Fabio Lendrum: The Best Studio Investments I Ever Made

The Best Studio Investments I Ever Made. . .

Spending a fair bit of money on an Apple mac is essential considering these days one needs the processing power in order run plugins, and sure, this is a great investment but its not the only one I’m thinking about. . .

When working in bigger studios, I always noticed that whoever the producer or engineer, there would always be a pair of speakers that looked a little, lets say amateur. I never bothered asking what they were as a lot of the time I thought they were just for decoration - and my gosh was I wrong! I like to read a lot about other peoples methods and I stumbled upon an interview with Derek Ali in Sound on Sound. For those of you who don’t know, he is Kendrick Lamar’s main engineer; should say enough really. He was trained by Dr. Dre, and one of the first things he was taught was to mix through a single Auratone in mono. I’m not sure if you any of you have seen or heard an Auratone 5C, but to put in context, they’re better known as the horror-tones.
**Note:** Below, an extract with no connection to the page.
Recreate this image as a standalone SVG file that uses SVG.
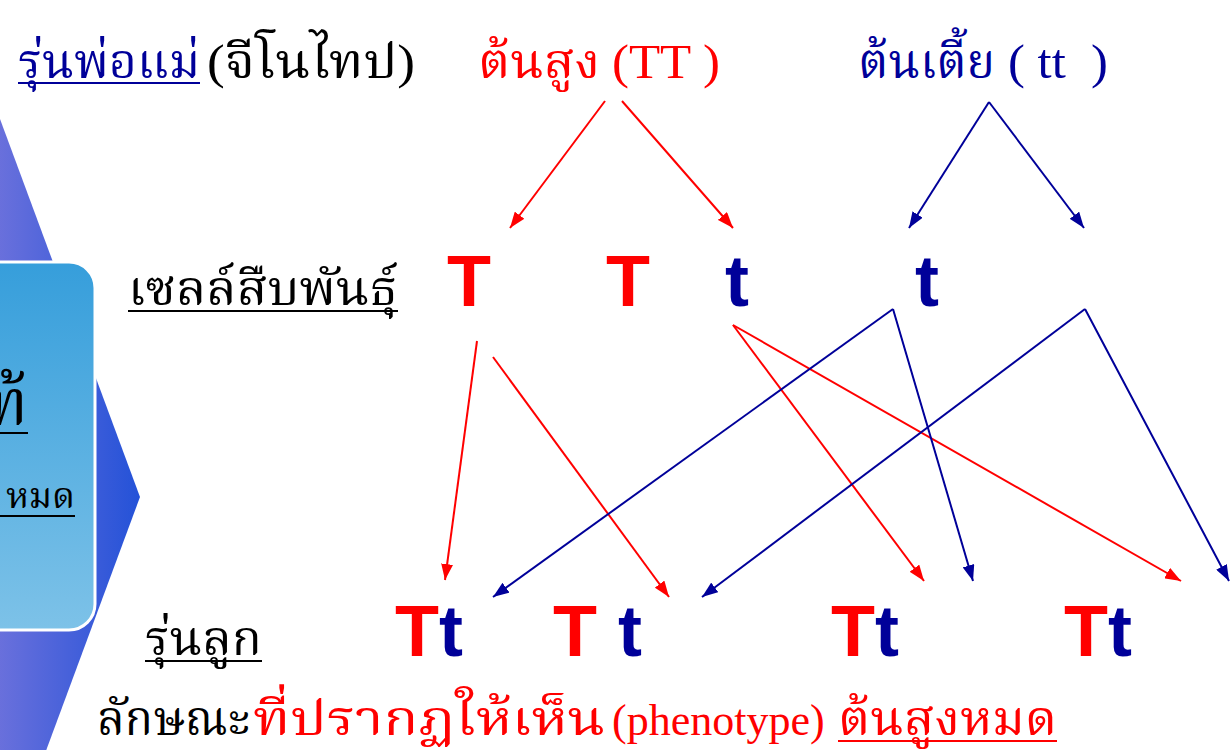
<svg xmlns="http://www.w3.org/2000/svg" width="1231" height="750" viewBox="0 0 1231 750">
<style>
.th{font-family:'Liberation Serif','Norasi','Noto Serif Thai','Noto Sans Thai',serif;font-size:48px;font-weight:normal;white-space:pre}
.big{font-family:'Liberation Sans',Arial,sans-serif;font-weight:bold;font-size:72px}
.red{fill:#FF0000}
.blue{fill:#000099}
.blk{fill:#000000}
.ulk{stroke:#000000;stroke-width:2}
.ulb{stroke:#000099;stroke-width:2}
.ulr{stroke:#FF0000;stroke-width:2}
.rl{stroke:#FF0000;stroke-width:2;fill:none;marker-end:url(#ar)}
.bl{stroke:#000099;stroke-width:2;fill:none;marker-end:url(#ab)}
</style>
<defs>
<linearGradient id="gChev" x1="0" y1="0" x2="1" y2="0">
<stop offset="0" stop-color="#6E72DC"/>
<stop offset="1" stop-color="#2452D8"/>
</linearGradient>
<linearGradient id="gBox" x1="0" y1="0" x2="0" y2="1">
<stop offset="0" stop-color="#369EDB"/>
<stop offset="1" stop-color="#7DC2E8"/>
</linearGradient>
<marker id="ar" markerUnits="userSpaceOnUse" markerWidth="16" markerHeight="12" refX="16" refY="6" orient="auto">
<path d="M0,0 L16,6 L0,12 z" fill="#FF0000"/>
</marker>
<marker id="ab" markerUnits="userSpaceOnUse" markerWidth="16" markerHeight="12" refX="16" refY="6" orient="auto">
<path d="M0,0 L16,6 L0,12 z" fill="#000099"/>
</marker>
</defs>
<rect width="1231" height="750" fill="#FFFFFF"/>

<g id="side">
<polygon points="-10,92 140,497 -10,902" fill="url(#gChev)"/>
<rect x="-40" y="262" width="135" height="368" rx="26" fill="url(#gBox)" stroke="#FFFFFF" stroke-width="3"/>
<text class="th blk" x="28" y="425" text-anchor="end" style="font-size:64px">ท้</text>
<line class="ulk" x1="0" y1="433" x2="28" y2="433"/>
<text class="th blk" x="75" y="508" text-anchor="end" style="font-size:36px">หมด</text>
<line class="ulk" x1="0" y1="516" x2="75" y2="516"/>
</g>

<g id="label-parents">
<text class="th blue" x="18" y="78" textLength="182" lengthAdjust="spacingAndGlyphs">รุ่นพ่อแม่</text>
<line class="ulb" x1="18" y1="83" x2="200" y2="83"/>
<text class="th blk" x="207" y="78" textLength="208" lengthAdjust="spacingAndGlyphs">(จีโนไทป)</text>
</g>
<g id="parent-tall">
<text class="th red" x="478" y="78" textLength="122" lengthAdjust="spacingAndGlyphs">ต้นสูง</text>
<text class="th red" x="612" y="78" textLength="108" lengthAdjust="spacingAndGlyphs">(TT )</text>
</g>
<g id="parent-short">
<text class="th blue" x="858" y="78" textLength="137" lengthAdjust="spacingAndGlyphs">ต้นเตี้ย</text>
<text class="th blue" x="1008" y="78" textLength="100" lengthAdjust="spacingAndGlyphs">( tt  )</text>
</g>

<g id="label-gametes">
<text class="th blk" x="128" y="305" textLength="270" lengthAdjust="spacingAndGlyphs">เซลล์สืบพันธุ์</text>
<line class="ulk" x1="128" y1="311" x2="398" y2="311"/>
</g>
<g id="gamete-T1"><text class="big red" x="447" y="306">T</text></g>
<g id="gamete-T2"><text class="big red" x="606" y="306">T</text></g>
<g id="gamete-t1"><text class="big blue" x="725" y="306">t</text></g>
<g id="gamete-t2"><text class="big blue" x="915" y="306">t</text></g>

<g id="label-offspring">
<text class="th blk" x="145" y="655" textLength="117" lengthAdjust="spacingAndGlyphs">รุ่นลูก</text>
<line class="ulk" x1="145" y1="661" x2="262" y2="661"/>
</g>
<g id="child-1"><text class="big" x="395" y="656"><tspan class="red">T</tspan><tspan class="blue">t</tspan></text></g>
<g id="child-2"><text class="big" x="553" y="656"><tspan class="red">T</tspan><tspan class="blue" x="618">t</tspan></text></g>
<g id="child-3"><text class="big" x="831" y="656"><tspan class="red">T</tspan><tspan class="blue">t</tspan></text></g>
<g id="child-4"><text class="big" x="1064" y="656"><tspan class="red">T</tspan><tspan class="blue">t</tspan></text></g>

<g id="phenotype">
<text class="th blk" x="97" y="735" textLength="153" lengthAdjust="spacingAndGlyphs">ลักษณะ</text>
<text class="th red" x="253" y="735" textLength="352" lengthAdjust="spacingAndGlyphs">ที่ปรากฏให้เห็น</text>
<text class="th red" x="612" y="735" style="font-size:44px">(phenotype)</text>
<text class="th red" x="838" y="735" textLength="219" lengthAdjust="spacingAndGlyphs">ต้นสูงหมด</text>
<line class="ulr" x1="838" y1="741" x2="1057" y2="741"/>
</g>

<g id="connectors">
<line class="rl" x1="605" y1="101" x2="510" y2="228"/>
<line class="rl" x1="622" y1="101" x2="733" y2="228"/>
<line class="bl" x1="989" y1="102" x2="909" y2="228"/>
<line class="bl" x1="989" y1="102" x2="1084" y2="228"/>
<line class="rl" x1="477" y1="341" x2="445" y2="580"/>
<line class="rl" x1="493" y1="357" x2="669" y2="597"/>
<line class="rl" x1="733" y1="325" x2="924" y2="581"/>
<line class="rl" x1="733" y1="325" x2="1181" y2="581"/>
<line class="bl" x1="893" y1="309" x2="493" y2="597"/>
<line class="bl" x1="893" y1="309" x2="973" y2="581"/>
<line class="bl" x1="1085" y1="309" x2="702" y2="597"/>
<line class="bl" x1="1085" y1="309" x2="1229" y2="581"/>
</g>
</svg>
I decided to spend some time researching why this method was being used and noticing that all the those speakers I thought were for decoration were actually the engineers go-to for mixing down. After an adequate amount of research time on www.gearslutz.com I bought an Avantone Mixcube, similar to the Auratone but a little more modern.
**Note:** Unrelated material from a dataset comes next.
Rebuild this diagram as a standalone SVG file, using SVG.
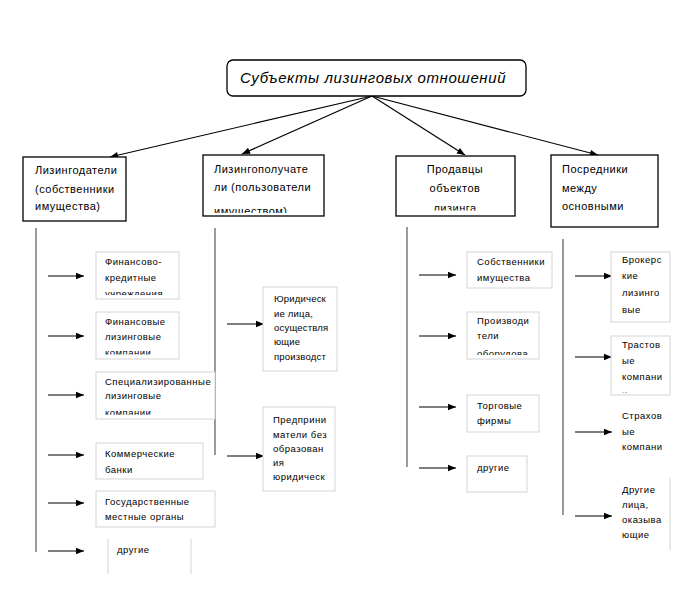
<svg xmlns="http://www.w3.org/2000/svg" width="684" height="612" viewBox="0 0 684 612">
<style>
.hb{fill:#fff;stroke:#000;stroke-width:1.3}
.sb{fill:#fff;stroke:#d4d4d4;stroke-width:1}
.sl{stroke:#d4d4d4;stroke-width:1;fill:none}
.vl{stroke:#7a7a7a;stroke-width:1.5}
.ar{stroke:#000;stroke-width:1.2;fill:none}
.t{font-family:"Liberation Sans",Arial,sans-serif;fill:#000}
.h{font-size:11px;letter-spacing:0.5px}
.s{font-size:9.5px;letter-spacing:0.5px}
.n{letter-spacing:0.2px}
.ti{font-size:15px;font-style:italic;letter-spacing:0.6px}
</style>
<defs>
<marker id="ah" viewBox="0 0 10 10" refX="10" refY="5" markerWidth="9" markerHeight="8" markerUnits="userSpaceOnUse" orient="auto"><path d="M0,1 L10,5 L0,9 z" fill="#000"/></marker>
<clipPath id="c2h"><rect x="203" y="155" width="121" height="58"/></clipPath>
<clipPath id="c3h"><rect x="396" y="156" width="119" height="54.5"/></clipPath>
<clipPath id="c11"><rect x="96" y="252" width="83" height="43"/></clipPath>
<clipPath id="c12"><rect x="96" y="312" width="83" height="42.5"/></clipPath>
<clipPath id="c13"><rect x="96" y="372" width="119" height="42.8"/></clipPath>
<clipPath id="c32"><rect x="467" y="312" width="72" height="43"/></clipPath>
<clipPath id="c42"><rect x="611" y="336" width="59" height="56.5"/></clipPath>
</defs>
<rect width="684" height="612" fill="#fff"/>

<g id="connectors">
<line class="ar" x1="372" y1="96" x2="110" y2="157" marker-end="url(#ah)"/>
<line class="ar" x1="372" y1="96" x2="242" y2="154" marker-end="url(#ah)"/>
<line class="ar" x1="372" y1="96" x2="465" y2="155" marker-end="url(#ah)"/>
<line class="ar" x1="372" y1="96" x2="598" y2="155" marker-end="url(#ah)"/>
<line class="vl" x1="36" y1="228" x2="36" y2="552"/>
<line class="vl" x1="215" y1="228" x2="215" y2="455"/>
<line class="vl" x1="407" y1="227" x2="407" y2="467"/>
<line class="vl" x1="563" y1="239" x2="563" y2="515"/>
<line class="ar" x1="48" y1="276" x2="84" y2="276" marker-end="url(#ah)"/>
<line class="ar" x1="48" y1="336" x2="84" y2="336" marker-end="url(#ah)"/>
<line class="ar" x1="48" y1="395" x2="84" y2="395" marker-end="url(#ah)"/>
<line class="ar" x1="48" y1="455" x2="84" y2="455" marker-end="url(#ah)"/>
<line class="ar" x1="48" y1="503" x2="84" y2="503" marker-end="url(#ah)"/>
<line class="ar" x1="48" y1="551" x2="84" y2="551" marker-end="url(#ah)"/>
<line class="ar" x1="227" y1="324" x2="264" y2="324" marker-end="url(#ah)"/>
<line class="ar" x1="227" y1="456" x2="264" y2="456" marker-end="url(#ah)"/>
<line class="ar" x1="419" y1="275" x2="456" y2="275" marker-end="url(#ah)"/>
<line class="ar" x1="419" y1="336" x2="456" y2="336" marker-end="url(#ah)"/>
<line class="ar" x1="419" y1="407" x2="456" y2="407" marker-end="url(#ah)"/>
<line class="ar" x1="419" y1="468" x2="456" y2="468" marker-end="url(#ah)"/>
<line class="ar" x1="575" y1="276" x2="612" y2="276" marker-end="url(#ah)"/>
<line class="ar" x1="575" y1="357" x2="612" y2="357" marker-end="url(#ah)"/>
<line class="ar" x1="575" y1="432" x2="612" y2="432" marker-end="url(#ah)"/>
<line class="ar" x1="575" y1="516" x2="612" y2="516" marker-end="url(#ah)"/>
</g>

<g id="root">
<rect class="hb" x="227" y="60" width="299" height="36" rx="6"/>
<text class="t ti" x="240" y="83">Субъекты лизинговых отношений</text>
</g>

<g id="lessors">
<rect class="hb" x="23" y="157" width="103" height="64"/>
<text class="t h" x="35" y="174">Лизингодатели</text>
<text class="t h" x="35" y="193">(собственники</text>
<text class="t h" x="35" y="210">имущества)</text>
</g>
<g id="lessees">
<rect class="hb" x="203" y="155" width="121" height="61"/>
<g clip-path="url(#c2h)">
<text class="t h" x="214" y="173">Лизингополучате</text>
<text class="t h" x="214" y="191">ли (пользователи</text>
<text class="t h" x="214" y="215">имуществом)</text>
</g>
</g>
<g id="sellers">
<rect class="hb" x="396" y="156" width="119" height="60"/>
<g clip-path="url(#c3h)" text-anchor="middle">
<text class="t h" x="455" y="173">Продавцы</text>
<text class="t h" x="455" y="192">объектов</text>
<text class="t h" x="455" y="212">лизинга</text>
</g>
</g>
<g id="intermediaries">
<rect class="hb" x="551" y="155" width="107" height="72"/>
<text class="t h" x="562" y="173">Посредники</text>
<text class="t h" x="562" y="192">между</text>
<text class="t h" x="562" y="210">основными</text>
</g>

<g id="l1">
<rect class="sb" x="96" y="252" width="83" height="47"/>
<g clip-path="url(#c11)">
<text class="t s" x="105" y="265">Финансово-</text>
<text class="t s" x="105" y="281">кредитные</text>
<text class="t s" x="105" y="296.5">учреждения</text>
</g>
</g>
<g id="l2">
<rect class="sb" x="96" y="312" width="83" height="47"/>
<g clip-path="url(#c12)">
<text class="t s" x="105" y="325">Финансовые</text>
<text class="t s" x="105" y="340">лизинговые</text>
<text class="t s" x="105" y="356">компании</text>
</g>
</g>
<g id="l3">
<rect class="sb" x="96" y="372" width="119" height="47"/>
<g clip-path="url(#c13)">
<text class="t s" x="105" y="385">Специализированные</text>
<text class="t s" x="105" y="399">лизинговые</text>
<text class="t s" x="105" y="416">компании</text>
</g>
</g>
<g id="l4">
<rect class="sb" x="96" y="443" width="107" height="36"/>
<text class="t s" x="105" y="457">Коммерческие</text>
<text class="t s" x="105" y="473">банки</text>
</g>
<g id="l5">
<rect class="sb" x="96" y="491" width="119" height="36"/>
<text class="t s" x="105" y="505">Государственные</text>
<text class="t s" x="105" y="520">местные органы</text>
</g>
<g id="l6">
<line class="sl" x1="108" y1="539" x2="108" y2="574"/>
<line class="sl" x1="191" y1="539" x2="191" y2="574"/>
<text class="t s" x="117" y="553">другие</text>
</g>

<g id="e1">
<rect class="sb" x="263" y="287" width="74" height="84"/>
<text class="t s n" x="274" y="302">Юридическ</text>
<text class="t s n" x="274" y="317">ие лица,</text>
<text class="t s n" x="274" y="331">осуществля</text>
<text class="t s n" x="274" y="345">ющие</text>
<text class="t s n" x="274" y="360">производст</text>
</g>
<g id="e2">
<rect class="sb" x="263" y="407" width="72" height="84"/>
<text class="t s" x="273" y="423">Предприни</text>
<text class="t s" x="273" y="438">матели без</text>
<text class="t s" x="273" y="452">образован</text>
<text class="t s" x="273" y="466">ия</text>
<text class="t s" x="273" y="480">юридическ</text>
</g>

<g id="s1">
<rect class="sb" x="467" y="252" width="85" height="36"/>
<text class="t s" x="477" y="265">Собственники</text>
<text class="t s" x="477" y="281">имущества</text>
</g>
<g id="s2">
<rect class="sb" x="467" y="312" width="72" height="47"/>
<g clip-path="url(#c32)">
<text class="t s" x="477" y="324">Производи</text>
<text class="t s" x="477" y="339">тели</text>
<text class="t s" x="477" y="356.5">оборудова</text>
</g>
</g>
<g id="s3">
<rect class="sb" x="467" y="395" width="72" height="37"/>
<text class="t s" x="477" y="409">Торговые</text>
<text class="t s" x="477" y="424">фирмы</text>
</g>
<g id="s4">
<rect class="sb" x="467" y="456" width="60" height="36"/>
<text class="t s" x="477" y="471">другие</text>
</g>

<g id="i1">
<rect class="sb" x="611" y="252" width="59" height="70"/>
<text class="t s" x="622" y="263">Брокерс</text>
<text class="t s" x="622" y="279">кие</text>
<text class="t s" x="622" y="296">лизинго</text>
<text class="t s" x="622" y="313">вые</text>
</g>
<g id="i2">
<rect class="sb" x="611" y="336" width="59" height="59"/>
<g clip-path="url(#c42)">
<text class="t s" x="622" y="348">Трастов</text>
<text class="t s" x="622" y="364">ые</text>
<text class="t s" x="622" y="380">компани</text>
<text class="t s" x="622" y="396.5">и</text>
</g>
</g>
<g id="i3">
<text class="t s" x="622" y="419">Страхов</text>
<text class="t s" x="622" y="435">ые</text>
<text class="t s" x="622" y="450">компани</text>
</g>
<g id="i4">
<line class="sl" x1="670" y1="478" x2="670" y2="550"/>
<text class="t s" x="622" y="493">Другие</text>
<text class="t s" x="622" y="508">лица,</text>
<text class="t s" x="622" y="523">оказыва</text>
<text class="t s" x="622" y="538">ющие</text>
</g>
</svg>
I broke them in by playing D’Angelo’s Voodoo album through them for 100 hours - I basically just left them on in the studio and went to work elsewhere. A lot of people don’t know this but when you get a pair of speakers, you have to loosen the cones. It can take around 100 hours to burn them in, this helps the movement and the natural tone of the speaker be projected.

When I have clients round and I switch to the Avantone to mix, they always give me a weird look, but I reassure them with “don’t be fooled, everything is about to sound amazing”. The beauty mixing on the Avantone is that if you can get it to sound good on here, you can get it to sound good anywhere. Its a single tweeter/cone which means there is no crossover with the frequencies. Therefore you’re getting a strong direct signal without any phasing. It also focuses a lot on the mids which is what we’re really after nailing when mixing the majority of music because thats what people hear. And lastly, when you’re mixing on one, its in mono which means that you can check for anything disappearing into the sides when applying stereo or modulating effects.

So you’ve got this speaker which is basically a check box sitting in front of you but how does one use it correctly? Initially, its great for checking levels. If anything is too loud or unglued from the mix you’ll notice immediately. You’ll even be able to hear where the kick and bass is sitting. Despite the fact that you may make music for the club, a lot of people will be listening through either their phone, laptop or bluetooth speakers. None of these produce sub unless big and expensive, so you’ve got a speaker that can relate to the masses.

Secondly, when you’re sweeping through your frequencies with your EQ ,looking for that harsh or muddy sound, it will pin point it for you effortlessly. I never second guess what the Avantone is telling me, I just believe in it! If its harsh in the cube, you know you gotta take it out!

Thirdly, its sounds rubbish. No matter how good your mix is, it still won’t be that enjoyable to listen to. But… if its grooving and feels great you’ve nailed it. When all the parts are playing and you find yourself nodding as suppose to questioning, then the Avantone has served you well. Your ability to mix and balance should increase two fold when doing it on one of these, just because it simplifies how we think and approach mixing.

They retail at around £250; make sure you get the Active one otherwise you will need an amplifier for the Passive version! It may seem like a lot but if you’re the type of person who struggles with mixing like I used to, then this could be your answer!